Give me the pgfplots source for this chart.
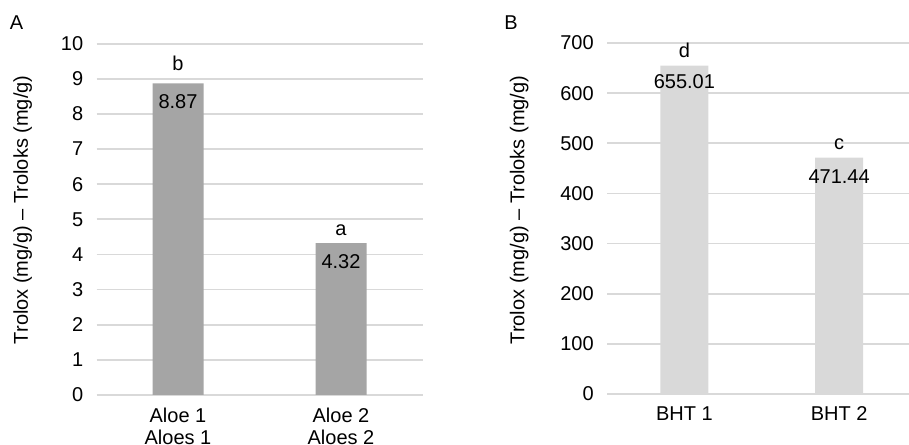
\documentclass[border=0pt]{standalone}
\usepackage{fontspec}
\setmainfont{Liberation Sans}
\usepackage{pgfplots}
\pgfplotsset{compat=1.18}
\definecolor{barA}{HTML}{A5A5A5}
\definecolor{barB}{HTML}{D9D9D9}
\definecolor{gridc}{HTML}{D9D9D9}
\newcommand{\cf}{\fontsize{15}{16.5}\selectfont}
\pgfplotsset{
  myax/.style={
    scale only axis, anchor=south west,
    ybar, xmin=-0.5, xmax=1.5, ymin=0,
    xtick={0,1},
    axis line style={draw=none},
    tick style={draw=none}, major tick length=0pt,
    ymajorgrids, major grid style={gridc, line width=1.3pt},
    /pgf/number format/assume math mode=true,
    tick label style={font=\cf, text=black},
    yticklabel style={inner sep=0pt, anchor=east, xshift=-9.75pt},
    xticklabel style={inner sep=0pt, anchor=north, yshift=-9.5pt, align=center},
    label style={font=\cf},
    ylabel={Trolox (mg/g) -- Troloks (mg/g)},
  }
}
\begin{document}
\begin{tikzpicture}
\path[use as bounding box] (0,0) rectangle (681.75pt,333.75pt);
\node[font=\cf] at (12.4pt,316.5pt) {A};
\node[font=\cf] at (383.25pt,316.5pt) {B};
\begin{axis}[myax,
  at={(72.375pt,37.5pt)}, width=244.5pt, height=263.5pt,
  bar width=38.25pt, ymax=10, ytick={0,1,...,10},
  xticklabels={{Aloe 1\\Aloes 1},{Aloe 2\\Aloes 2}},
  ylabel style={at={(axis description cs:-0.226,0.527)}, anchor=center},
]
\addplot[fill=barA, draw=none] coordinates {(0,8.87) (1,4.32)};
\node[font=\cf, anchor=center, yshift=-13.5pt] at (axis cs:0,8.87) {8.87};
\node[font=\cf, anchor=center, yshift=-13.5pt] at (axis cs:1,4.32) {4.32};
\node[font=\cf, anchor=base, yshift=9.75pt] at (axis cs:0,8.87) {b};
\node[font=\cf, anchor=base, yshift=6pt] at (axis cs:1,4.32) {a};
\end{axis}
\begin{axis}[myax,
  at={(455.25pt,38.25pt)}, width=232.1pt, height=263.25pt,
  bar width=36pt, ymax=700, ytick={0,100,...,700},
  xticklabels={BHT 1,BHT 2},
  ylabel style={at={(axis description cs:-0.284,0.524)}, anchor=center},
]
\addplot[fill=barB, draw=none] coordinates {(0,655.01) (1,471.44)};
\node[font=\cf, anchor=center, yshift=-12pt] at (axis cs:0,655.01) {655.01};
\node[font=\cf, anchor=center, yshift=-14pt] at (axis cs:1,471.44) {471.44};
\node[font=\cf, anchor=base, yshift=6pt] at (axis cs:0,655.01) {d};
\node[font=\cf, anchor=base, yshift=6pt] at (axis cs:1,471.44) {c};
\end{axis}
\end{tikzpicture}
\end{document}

++++++++

§ TO BE DONE
Copy the data exactly. Any picture it contains is to be omitted.

§ FULL SOLUTION
Give me the pgfplots source for this chart.
\documentclass[border=0pt]{standalone}
\usepackage{fontspec}
\setmainfont{Liberation Sans}
\usepackage{pgfplots}
\pgfplotsset{compat=1.18}
\definecolor{barA}{HTML}{A5A5A5}
\definecolor{barB}{HTML}{D9D9D9}
\definecolor{gridc}{HTML}{D9D9D9}
\newcommand{\cf}{\fontsize{15}{16.5}\selectfont}
\pgfplotsset{
  myax/.style={
    scale only axis, anchor=south west,
    ybar, xmin=-0.5, xmax=1.5, ymin=0,
    xtick={0,1},
    axis line style={draw=none},
    tick style={draw=none}, major tick length=0pt,
    ymajorgrids, major grid style={gridc, line width=1.3pt},
    /pgf/number format/assume math mode=true,
    tick label style={font=\cf, text=black},
    yticklabel style={inner sep=0pt, anchor=east, xshift=-9.75pt},
    xticklabel style={inner sep=0pt, anchor=north, yshift=-9.5pt, align=center},
    label style={font=\cf},
    ylabel={Trolox (mg/g) -- Troloks (mg/g)},
  }
}
\begin{document}
\begin{tikzpicture}
\path[use as bounding box] (0,0) rectangle (681.75pt,333.75pt);
\node[font=\cf] at (12.4pt,316.5pt) {A};
\node[font=\cf] at (383.25pt,316.5pt) {B};
\begin{axis}[myax,
  at={(72.375pt,37.5pt)}, width=244.5pt, height=263.5pt,
  bar width=38.25pt, ymax=10, ytick={0,1,...,10},
  xticklabels={{Aloe 1\\Aloes 1},{Aloe 2\\Aloes 2}},
  ylabel style={at={(axis description cs:-0.226,0.527)}, anchor=center},
]
\addplot[fill=barA, draw=none] coordinates {(0,8.87) (1,4.32)};
\node[font=\cf, anchor=center, yshift=-13.5pt] at (axis cs:0,8.87) {8.87};
\node[font=\cf, anchor=center, yshift=-13.5pt] at (axis cs:1,4.32) {4.32};
\node[font=\cf, anchor=base, yshift=9.75pt] at (axis cs:0,8.87) {b};
\node[font=\cf, anchor=base, yshift=6pt] at (axis cs:1,4.32) {a};
\end{axis}
\begin{axis}[myax,
  at={(455.25pt,38.25pt)}, width=232.1pt, height=263.25pt,
  bar width=36pt, ymax=700, ytick={0,100,...,700},
  xticklabels={BHT 1,BHT 2},
  ylabel style={at={(axis description cs:-0.284,0.524)}, anchor=center},
]
\addplot[fill=barB, draw=none] coordinates {(0,655.01) (1,471.44)};
\node[font=\cf, anchor=center, yshift=-12pt] at (axis cs:0,655.01) {655.01};
\node[font=\cf, anchor=center, yshift=-14pt] at (axis cs:1,471.44) {471.44};
\node[font=\cf, anchor=base, yshift=6pt] at (axis cs:0,655.01) {d};
\node[font=\cf, anchor=base, yshift=6pt] at (axis cs:1,471.44) {c};
\end{axis}
\end{tikzpicture}
\end{document}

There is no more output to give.